R. M. Boudreau1, G. E. Martin1, C. Couch1, A. E. Mahdy1, M. J. Edwards1, E. Gulbins1,2, A. P. Seitz1, P. L. Jernigan1 1University Of Cincinnati,Department Of Surgery,Cincinnati, OH, USA 2Universitat Duisburg-Essen,Division Of Molecular Biology,Essen, NORTH RHINE-WESTPHALIA, Germany
Introduction: Catheter-associated bacteriuria is the most frequently diagnosed nosocomial infection globally. The conventional treatment of these infections with systemic antibiotics creates an opportunity for the selection of antimicrobial resistance, adds to burgeoning medical costs, and increases the risk for antibiotic-related side effects. Furthermore, this approach remains suboptimal, with approximately one-quarter of acutely infected patients developing recurrent infection. Sphingosine, a membrane sphingolipid with broad-spectrum anti-microbial properties, has been described as an important part of the innate immunity of the respiratory epithelium to bacterial invasion. Our group has recently discovered high amounts of sphingosine in the transitional epithelium of mouse bladders. We hypothesize that sphingosine is important in the bladder’s innate immunity and that exogenous sphingosine may serve as an effective anti-microbial in murine models of E. coli UTI.

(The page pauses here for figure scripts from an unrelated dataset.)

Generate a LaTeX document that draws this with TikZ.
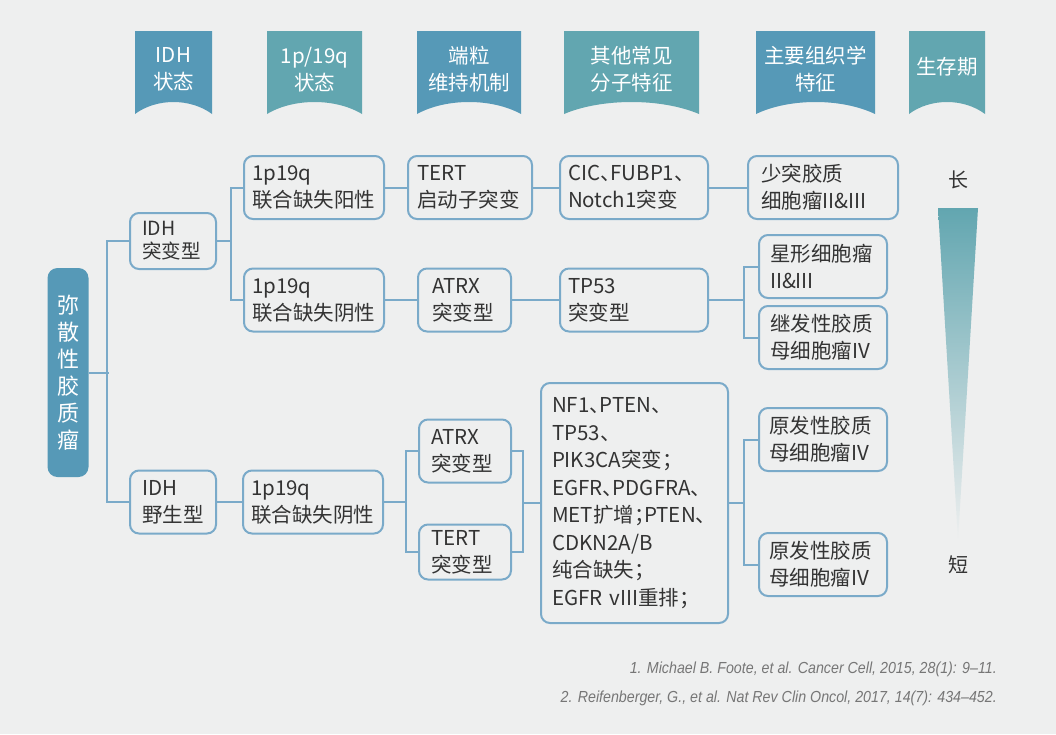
\documentclass[tikz,border=0pt]{standalone}
\usepackage{fontspec}
\setmainfont{Noto Sans CJK SC}[RawFeature=+halt]
\newfontfamily\refont{Liberation Sans}[FakeStretch=0.89]
\usepackage{tikz}
\usetikzlibrary{calc}
\definecolor{fond}{RGB}{238,239,239}
\definecolor{bleu}{RGB}{86,153,183}
\definecolor{sarcelle}{RGB}{98,166,176}
\definecolor{cadre}{RGB}{122,170,201}
\definecolor{texte}{RGB}{51,51,51}
\definecolor{gris}{RGB}{118,118,118}

\begin{document}
\begin{tikzpicture}[x=1pt,y=-1pt,
	police/.style={font=\fontsize{20.5}{27}\selectfont},
	entete/.style={police,text=white,align=center},
	boite/.style={draw=cadre,line width=2pt,rounded corners=9pt,police,text=texte,align=left,minimum height=63pt},
	larg/.code 2 args={\pgfmathsetmacro\largtxt{#1-2*#2}\pgfkeysalso{minimum width=#1pt,inner xsep=#2pt,text width/.expanded=\largtxt pt}},
	racine/.style={fill=bleu,rounded corners=10pt,text=white,align=center,minimum width=41pt,minimum height=209pt,inner sep=0pt,font=\fontsize{22}{27}\selectfont},
	lien/.style={cadre,line width=2pt},
	refs/.style={anchor=east,inner sep=0pt,text=gris,font=\refont\itshape\fontsize{16}{19}\selectfont}]
	\useasboundingbox (0,0) rectangle (1056,734);
	\fill[fond] (0,0) rectangle (1056,734);
	
	% bandeaux
	\foreach \xa/\xb/\coul/\yt/\txt [count=\i] in {135/212/bleu/69.5/{IDH\\状态},267/362/sarcelle/69.5/{1p/19q\\状态},417/521/bleu/69.5/{端粒\\维持机制},564/699/sarcelle/69.5/{其他常见\\分子特征},756/875/bleu/69.5/{主要组织学\\特征},909/985/sarcelle/67/{生存期}}{
		\fill[\coul] (\xa,31) -- (\xb,31) -- (\xb,114)
		.. controls ({\xb-0.28*(\xb-\xa)},98) and ({\xa+0.28*(\xb-\xa)},98) .. (\xa,114) -- cycle;
		\node[entete] (h\i) at ({(\xa+\xb)/2},\yt) {\txt};
	}
	
	\node[racine] (glio) at (68,372.5) {弥\\散\\性\\胶\\质\\瘤};
	
	% IDH突变型
	\node[boite,larg={86}{12},minimum height=56pt,font=\fontsize{19.5}{23}\selectfont] (idhm) at (173,241) {IDH\\突变型};
	\node[boite,larg={140}{8}] (codel) at (314,187.5) {1p19q\\联合缺失阳性};
	\node[boite,larg={140}{8}] (noncodel) at (314,300) {1p19q\\联合缺失阴性};
	\node[boite,larg={124}{9}] (tert) at (470,187.5) {TERT\\启动子突变};
	\node[boite,larg={148}{8}] (cic) at (634,187.5) {CIC、FUBP1、\\Notch1突变};
	\node[boite,larg={150}{13}] (oligo) at (823,187.5) {少突胶质\\细胞瘤II\&III};
	\node[boite,larg={93}{14}] (atrxm) at (464.5,300) {ATRX\\突变型};
	\node[boite,larg={148}{8}] (tp53) at (634,300) {TP53\\突变型};
	\node[boite,larg={128}{11}] (astro) at (823,266.5) {星形细胞瘤\\II\&III};
	\node[boite,larg={128}{11}] (gbm2) at (823,337.5) {继发性胶质\\母细胞瘤IV};
	
	% IDH野生型
	\node[boite,larg={86}{12}] (idhw) at (173,502) {IDH\\野生型};
	\node[boite,larg={140}{8}] (noncodelw) at (313,502) {1p19q\\联合缺失阴性};
	\node[boite,larg={92}{12}] (atrxw) at (465,451) {ATRX\\突变型};
	\node[boite,larg={92}{12},minimum height=55pt,inner ysep=1pt] (tertw) at (465,552) {TERT\\突变型};
	\node[boite,larg={187}{11},minimum height=240pt,font=\fontsize{20.5}{27.5}\selectfont] (gene) at (634.5,503)
	{NF1、PTEN、\\TP53、\\PIK3CA突变；\\EGFR、PDGFRA、\\MET扩增；PTEN、\\CDKN2A/B\\纯合缺失；\\EGFR vIII重排；};
	\node[boite,larg={128}{10}] (gbm1a) at (823,439.5) {原发性胶质\\母细胞瘤IV};
	\node[boite,larg={128}{10}] (gbm1b) at (823,564.5) {原发性胶质\\母细胞瘤IV};
	
	% liens
	\draw[lien] (glio.east) -- ++(20,0);
	\draw[lien] (idhm.west) -- ++(-22,0) |- (idhw.west);
	\draw[lien] (codel.west) -- ++(-12,0) coordinate (b1) |- (noncodel.west);
	\draw[lien] (idhm.east) -- (idhm.east -| b1);
	\draw[lien] (codel.east) -- (tert.west);
	\draw[lien] (tert.east) -- (cic.west);
	\draw[lien] (cic.east) -- (oligo.west);
	\draw[lien] (noncodel.east) -- (atrxm.west);
	\draw[lien] (atrxm.east) -- (tp53.west);
	\draw[lien] (astro.west) -- ++(-14,0) coordinate (b2) |- (gbm2.west);
	\draw[lien] (tp53.east) -- (tp53.east -| b2);
	\draw[lien] (idhw.east) -- (noncodelw.west);
	\draw[lien] (atrxw.west) -- ++(-12,0) coordinate (b3) |- (tertw.west);
	\draw[lien] (noncodelw.east) -- (noncodelw.east -| b3);
	\draw[lien] (atrxw.east) -- ++(11,0) coordinate (b4) |- (tertw.east);
	\draw[lien] (b4 |- gene.west) -- (gene.west);
	\draw[lien] (gbm1a.west) -- ++(-14,0) coordinate (b5) |- (gbm1b.west);
	\draw[lien] (gene.east) -- (gene.east -| b5);
	
	% survie
	\node[text=texte,font=\fontsize{20}{24}\selectfont] (long) at (958,180) {长};
	\node[text=texte,font=\fontsize{20}{24}\selectfont] (court) at (958,565) {短};
	\shade[top color=sarcelle,bottom color=fond] (938,208) -- (978,208) -- (958,540) -- cycle;
	
	\node[refs] (ref1) at (997,669) {1. Michael B. Foote, et al. Cancer Cell, 2015, 28(1): 9–11.};
	\node[refs] (ref2) at (997,698) {2. Reifenberger, G., et al. Nat Rev Clin Oncol, 2017, 14(7): 434–452.};
\end{tikzpicture}
\end{document}
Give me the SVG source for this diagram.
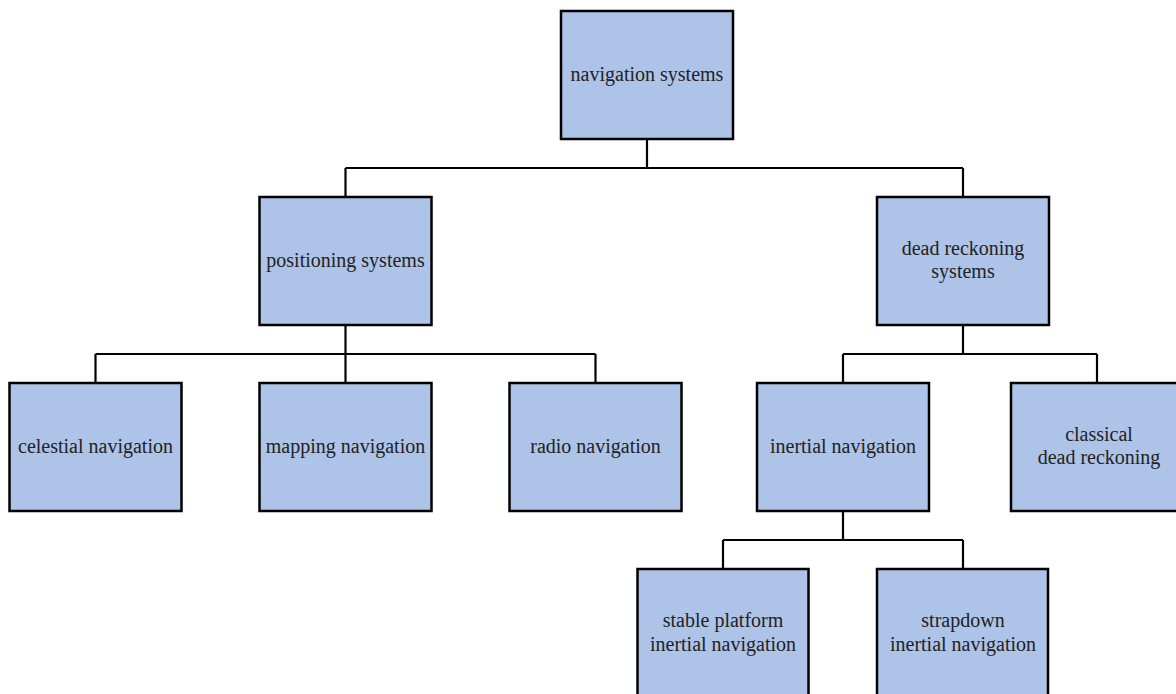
<svg xmlns="http://www.w3.org/2000/svg" width="1176" height="694" viewBox="0 0 1176 694">
  <style>
    .box { fill: #aec3e8; stroke: #000; stroke-width: 2.5; }
    .lbl { font-family: "Liberation Serif", "DejaVu Serif", serif; font-size: 20px; fill: #222; text-anchor: middle; }
    .wire { fill: none; stroke: #000; stroke-width: 2.2; }
  </style>
  <rect width="1176" height="694" fill="#fff"/>

  <!-- tree connectors -->
  <g id="connectors" class="wire">
    <path d="M647 139 V168 M345.5 168 H963 M345.5 168 V197 M963 168 V197"/>
    <path d="M345.5 325 V354 M95.5 354 H595.5 M95.5 354 V383 M345.5 354 V383 M595.5 354 V383"/>
    <path d="M963 325 V354 M843 354 H1097 M843 354 V383 M1097 354 V383"/>
    <path d="M843 511 V540 M723 540 H963 M723 540 V569 M963 540 V569"/>
  </g>

  <g id="navigation-systems">
    <rect class="box" x="561" y="11" width="172" height="128"/>
    <text class="lbl" x="647" y="81">navigation systems</text>
  </g>
  <g id="positioning-systems">
    <rect class="box" x="259.5" y="197" width="172" height="128"/>
    <text class="lbl" x="345.5" y="267">positioning systems</text>
  </g>
  <g id="dead-reckoning-systems">
    <rect class="box" x="877" y="197" width="172" height="128"/>
    <text class="lbl" x="963" y="255">dead reckoning</text>
    <text class="lbl" x="963" y="278">systems</text>
  </g>
  <g id="celestial-navigation">
    <rect class="box" x="9.5" y="383" width="172" height="128"/>
    <text class="lbl" x="95.5" y="453">celestial navigation</text>
  </g>
  <g id="mapping-navigation">
    <rect class="box" x="259.5" y="383" width="172" height="128"/>
    <text class="lbl" x="345.5" y="453">mapping navigation</text>
  </g>
  <g id="radio-navigation">
    <rect class="box" x="509.5" y="383" width="172" height="128"/>
    <text class="lbl" x="595.5" y="453">radio navigation</text>
  </g>
  <g id="inertial-navigation">
    <rect class="box" x="757" y="383" width="172" height="128"/>
    <text class="lbl" x="843" y="453">inertial navigation</text>
  </g>
  <g id="classical-dead-reckoning">
    <rect class="box" x="1011" y="383" width="172" height="128"/>
    <text class="lbl" x="1099" y="441">classical</text>
    <text class="lbl" x="1099" y="464">dead reckoning</text>
  </g>
  <g id="stable-platform">
    <rect class="box" x="637.5" y="569" width="171" height="140"/>
    <text class="lbl" x="723" y="627">stable platform</text>
    <text class="lbl" x="723" y="651">inertial navigation</text>
  </g>
  <g id="strapdown">
    <rect class="box" x="877" y="569" width="171" height="140"/>
    <text class="lbl" x="963" y="627">strapdown</text>
    <text class="lbl" x="963" y="651">inertial navigation</text>
  </g>
</svg>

Methods: E. coli was incubated with normal saline control or varying concentrations of sphingosine in vitro for 2 hours at 37C and 125 rpm agitation. Bacterial growth was quantified by the plate-dilution method. To evaluate sphingosine’s effectiveness in vivo, wild type mice were sterilely catheterized and inoculated with E. coli for one hour before undergoing bladder irrigation with normal saline control or varying concentrations of sphingosine. Bladders were then harvested and homogenized; and bacterial load was quantified by the plate-dilution method.
Results: Sphingosine demonstrated impressive killing of E. coli compared to saline control in our in vitro study (94% reduction, p<0.001). Similarly, in our murine model of UTI, the bladder irrigations showed maintenance of this antimicrobial effect (Table 1, 95% reduction vs. saline control, p=0.007).
Conclusion: It was demonstrated previously that sphingosine both plays a crucial role in innate mucosal immunity and possesses antimicrobial activity against E. coli in solution. Here, we present the first study to demonstrate that exogenous sphingosine causes effective bacterial killing in a murine model of UTI. Our data support the need for further investigation toward a possible role for sphingosine-based bladder irrigation in the management of UTIs.